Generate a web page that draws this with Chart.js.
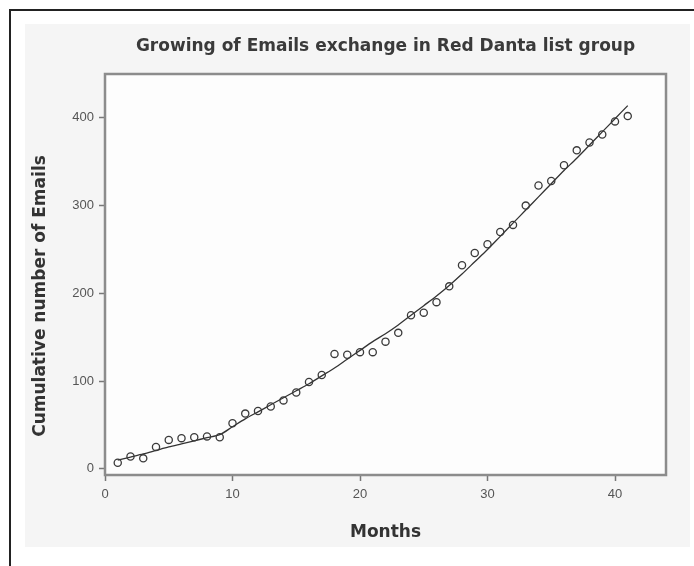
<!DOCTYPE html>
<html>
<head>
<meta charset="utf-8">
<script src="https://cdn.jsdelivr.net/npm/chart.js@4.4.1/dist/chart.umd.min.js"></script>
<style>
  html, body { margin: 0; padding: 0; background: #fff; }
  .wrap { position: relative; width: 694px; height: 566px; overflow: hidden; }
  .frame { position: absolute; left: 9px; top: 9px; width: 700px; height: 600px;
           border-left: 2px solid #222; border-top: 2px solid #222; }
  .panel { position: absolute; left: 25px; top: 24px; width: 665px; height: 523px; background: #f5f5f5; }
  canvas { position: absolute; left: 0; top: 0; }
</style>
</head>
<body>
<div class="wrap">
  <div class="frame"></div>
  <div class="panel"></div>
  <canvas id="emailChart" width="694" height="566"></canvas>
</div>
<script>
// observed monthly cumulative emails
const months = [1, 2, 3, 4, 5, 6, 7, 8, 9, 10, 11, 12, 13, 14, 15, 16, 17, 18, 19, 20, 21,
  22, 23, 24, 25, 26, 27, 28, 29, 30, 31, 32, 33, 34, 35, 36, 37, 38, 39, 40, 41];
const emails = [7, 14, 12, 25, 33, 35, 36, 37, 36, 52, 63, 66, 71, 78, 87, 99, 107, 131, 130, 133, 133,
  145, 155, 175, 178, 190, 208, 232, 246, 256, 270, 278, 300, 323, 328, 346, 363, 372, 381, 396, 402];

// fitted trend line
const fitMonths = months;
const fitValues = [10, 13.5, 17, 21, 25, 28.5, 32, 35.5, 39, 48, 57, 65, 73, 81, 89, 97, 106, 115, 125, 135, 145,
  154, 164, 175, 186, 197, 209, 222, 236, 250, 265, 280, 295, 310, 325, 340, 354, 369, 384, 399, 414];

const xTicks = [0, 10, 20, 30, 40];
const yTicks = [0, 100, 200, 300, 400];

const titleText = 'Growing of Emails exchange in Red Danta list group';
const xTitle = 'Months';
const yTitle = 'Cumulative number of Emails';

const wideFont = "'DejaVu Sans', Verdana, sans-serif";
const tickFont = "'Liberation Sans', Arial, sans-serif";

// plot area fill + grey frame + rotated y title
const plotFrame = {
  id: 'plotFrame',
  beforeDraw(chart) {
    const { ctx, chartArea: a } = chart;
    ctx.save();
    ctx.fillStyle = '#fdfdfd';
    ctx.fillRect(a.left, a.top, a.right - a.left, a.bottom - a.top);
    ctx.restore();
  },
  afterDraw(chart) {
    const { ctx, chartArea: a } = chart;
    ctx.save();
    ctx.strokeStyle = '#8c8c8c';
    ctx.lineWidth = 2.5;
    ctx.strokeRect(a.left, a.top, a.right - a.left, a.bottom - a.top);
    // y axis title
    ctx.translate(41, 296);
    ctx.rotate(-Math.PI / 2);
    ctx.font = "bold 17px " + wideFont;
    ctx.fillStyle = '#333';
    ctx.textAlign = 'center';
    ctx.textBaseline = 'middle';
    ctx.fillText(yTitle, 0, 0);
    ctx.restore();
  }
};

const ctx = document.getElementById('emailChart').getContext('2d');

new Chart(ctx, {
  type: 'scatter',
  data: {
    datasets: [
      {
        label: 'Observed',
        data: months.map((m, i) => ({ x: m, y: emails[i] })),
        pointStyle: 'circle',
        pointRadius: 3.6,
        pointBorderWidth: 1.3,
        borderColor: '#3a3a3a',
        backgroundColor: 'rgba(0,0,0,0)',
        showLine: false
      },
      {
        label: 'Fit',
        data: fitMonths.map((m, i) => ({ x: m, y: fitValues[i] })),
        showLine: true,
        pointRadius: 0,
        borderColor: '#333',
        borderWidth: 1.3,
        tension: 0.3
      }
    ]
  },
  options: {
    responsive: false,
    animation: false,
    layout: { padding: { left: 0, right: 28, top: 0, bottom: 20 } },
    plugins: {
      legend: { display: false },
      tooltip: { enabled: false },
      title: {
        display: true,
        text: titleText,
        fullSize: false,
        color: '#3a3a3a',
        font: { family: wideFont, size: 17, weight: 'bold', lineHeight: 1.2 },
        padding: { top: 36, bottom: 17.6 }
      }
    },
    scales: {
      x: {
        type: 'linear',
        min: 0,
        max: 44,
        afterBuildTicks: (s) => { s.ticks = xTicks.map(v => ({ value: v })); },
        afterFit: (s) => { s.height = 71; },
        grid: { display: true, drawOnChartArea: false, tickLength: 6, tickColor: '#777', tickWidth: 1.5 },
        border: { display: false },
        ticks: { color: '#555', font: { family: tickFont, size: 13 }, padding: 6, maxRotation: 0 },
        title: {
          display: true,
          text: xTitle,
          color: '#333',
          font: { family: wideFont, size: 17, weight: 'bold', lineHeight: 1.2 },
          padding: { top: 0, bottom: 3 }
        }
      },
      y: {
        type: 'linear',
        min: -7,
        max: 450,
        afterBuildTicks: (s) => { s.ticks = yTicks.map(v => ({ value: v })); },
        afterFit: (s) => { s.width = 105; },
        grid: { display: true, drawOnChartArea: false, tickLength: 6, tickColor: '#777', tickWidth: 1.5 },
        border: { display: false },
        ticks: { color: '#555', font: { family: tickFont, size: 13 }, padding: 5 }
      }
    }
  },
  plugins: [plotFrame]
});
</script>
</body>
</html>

──────────

** TASK REQUIREMENTS **
Quote the listing above in full, except for the pictures.

** RESPONSE **
Generate a web page that draws this with Chart.js.
<!DOCTYPE html>
<html>
<head>
<meta charset="utf-8">
<script src="https://cdn.jsdelivr.net/npm/chart.js@4.4.1/dist/chart.umd.min.js"></script>
<style>
  html, body { margin: 0; padding: 0; background: #fff; }
  .wrap { position: relative; width: 694px; height: 566px; overflow: hidden; }
  .frame { position: absolute; left: 9px; top: 9px; width: 700px; height: 600px;
           border-left: 2px solid #222; border-top: 2px solid #222; }
  .panel { position: absolute; left: 25px; top: 24px; width: 665px; height: 523px; background: #f5f5f5; }
  canvas { position: absolute; left: 0; top: 0; }
</style>
</head>
<body>
<div class="wrap">
  <div class="frame"></div>
  <div class="panel"></div>
  <canvas id="emailChart" width="694" height="566"></canvas>
</div>
<script>
// observed monthly cumulative emails
const months = [1, 2, 3, 4, 5, 6, 7, 8, 9, 10, 11, 12, 13, 14, 15, 16, 17, 18, 19, 20, 21,
  22, 23, 24, 25, 26, 27, 28, 29, 30, 31, 32, 33, 34, 35, 36, 37, 38, 39, 40, 41];
const emails = [7, 14, 12, 25, 33, 35, 36, 37, 36, 52, 63, 66, 71, 78, 87, 99, 107, 131, 130, 133, 133,
  145, 155, 175, 178, 190, 208, 232, 246, 256, 270, 278, 300, 323, 328, 346, 363, 372, 381, 396, 402];

// fitted trend line
const fitMonths = months;
const fitValues = [10, 13.5, 17, 21, 25, 28.5, 32, 35.5, 39, 48, 57, 65, 73, 81, 89, 97, 106, 115, 125, 135, 145,
  154, 164, 175, 186, 197, 209, 222, 236, 250, 265, 280, 295, 310, 325, 340, 354, 369, 384, 399, 414];

const xTicks = [0, 10, 20, 30, 40];
const yTicks = [0, 100, 200, 300, 400];

const titleText = 'Growing of Emails exchange in Red Danta list group';
const xTitle = 'Months';
const yTitle = 'Cumulative number of Emails';

const wideFont = "'DejaVu Sans', Verdana, sans-serif";
const tickFont = "'Liberation Sans', Arial, sans-serif";

// plot area fill + grey frame + rotated y title
const plotFrame = {
  id: 'plotFrame',
  beforeDraw(chart) {
    const { ctx, chartArea: a } = chart;
    ctx.save();
    ctx.fillStyle = '#fdfdfd';
    ctx.fillRect(a.left, a.top, a.right - a.left, a.bottom - a.top);
    ctx.restore();
  },
  afterDraw(chart) {
    const { ctx, chartArea: a } = chart;
    ctx.save();
    ctx.strokeStyle = '#8c8c8c';
    ctx.lineWidth = 2.5;
    ctx.strokeRect(a.left, a.top, a.right - a.left, a.bottom - a.top);
    // y axis title
    ctx.translate(41, 296);
    ctx.rotate(-Math.PI / 2);
    ctx.font = "bold 17px " + wideFont;
    ctx.fillStyle = '#333';
    ctx.textAlign = 'center';
    ctx.textBaseline = 'middle';
    ctx.fillText(yTitle, 0, 0);
    ctx.restore();
  }
};

const ctx = document.getElementById('emailChart').getContext('2d');

new Chart(ctx, {
  type: 'scatter',
  data: {
    datasets: [
      {
        label: 'Observed',
        data: months.map((m, i) => ({ x: m, y: emails[i] })),
        pointStyle: 'circle',
        pointRadius: 3.6,
        pointBorderWidth: 1.3,
        borderColor: '#3a3a3a',
        backgroundColor: 'rgba(0,0,0,0)',
        showLine: false
      },
      {
        label: 'Fit',
        data: fitMonths.map((m, i) => ({ x: m, y: fitValues[i] })),
        showLine: true,
        pointRadius: 0,
        borderColor: '#333',
        borderWidth: 1.3,
        tension: 0.3
      }
    ]
  },
  options: {
    responsive: false,
    animation: false,
    layout: { padding: { left: 0, right: 28, top: 0, bottom: 20 } },
    plugins: {
      legend: { display: false },
      tooltip: { enabled: false },
      title: {
        display: true,
        text: titleText,
        fullSize: false,
        color: '#3a3a3a',
        font: { family: wideFont, size: 17, weight: 'bold', lineHeight: 1.2 },
        padding: { top: 36, bottom: 17.6 }
      }
    },
    scales: {
      x: {
        type: 'linear',
        min: 0,
        max: 44,
        afterBuildTicks: (s) => { s.ticks = xTicks.map(v => ({ value: v })); },
        afterFit: (s) => { s.height = 71; },
        grid: { display: true, drawOnChartArea: false, tickLength: 6, tickColor: '#777', tickWidth: 1.5 },
        border: { display: false },
        ticks: { color: '#555', font: { family: tickFont, size: 13 }, padding: 6, maxRotation: 0 },
        title: {
          display: true,
          text: xTitle,
          color: '#333',
          font: { family: wideFont, size: 17, weight: 'bold', lineHeight: 1.2 },
          padding: { top: 0, bottom: 3 }
        }
      },
      y: {
        type: 'linear',
        min: -7,
        max: 450,
        afterBuildTicks: (s) => { s.ticks = yTicks.map(v => ({ value: v })); },
        afterFit: (s) => { s.width = 105; },
        grid: { display: true, drawOnChartArea: false, tickLength: 6, tickColor: '#777', tickWidth: 1.5 },
        border: { display: false },
        ticks: { color: '#555', font: { family: tickFont, size: 13 }, padding: 5 }
      }
    }
  },
  plugins: [plotFrame]
});
</script>
</body>
</html>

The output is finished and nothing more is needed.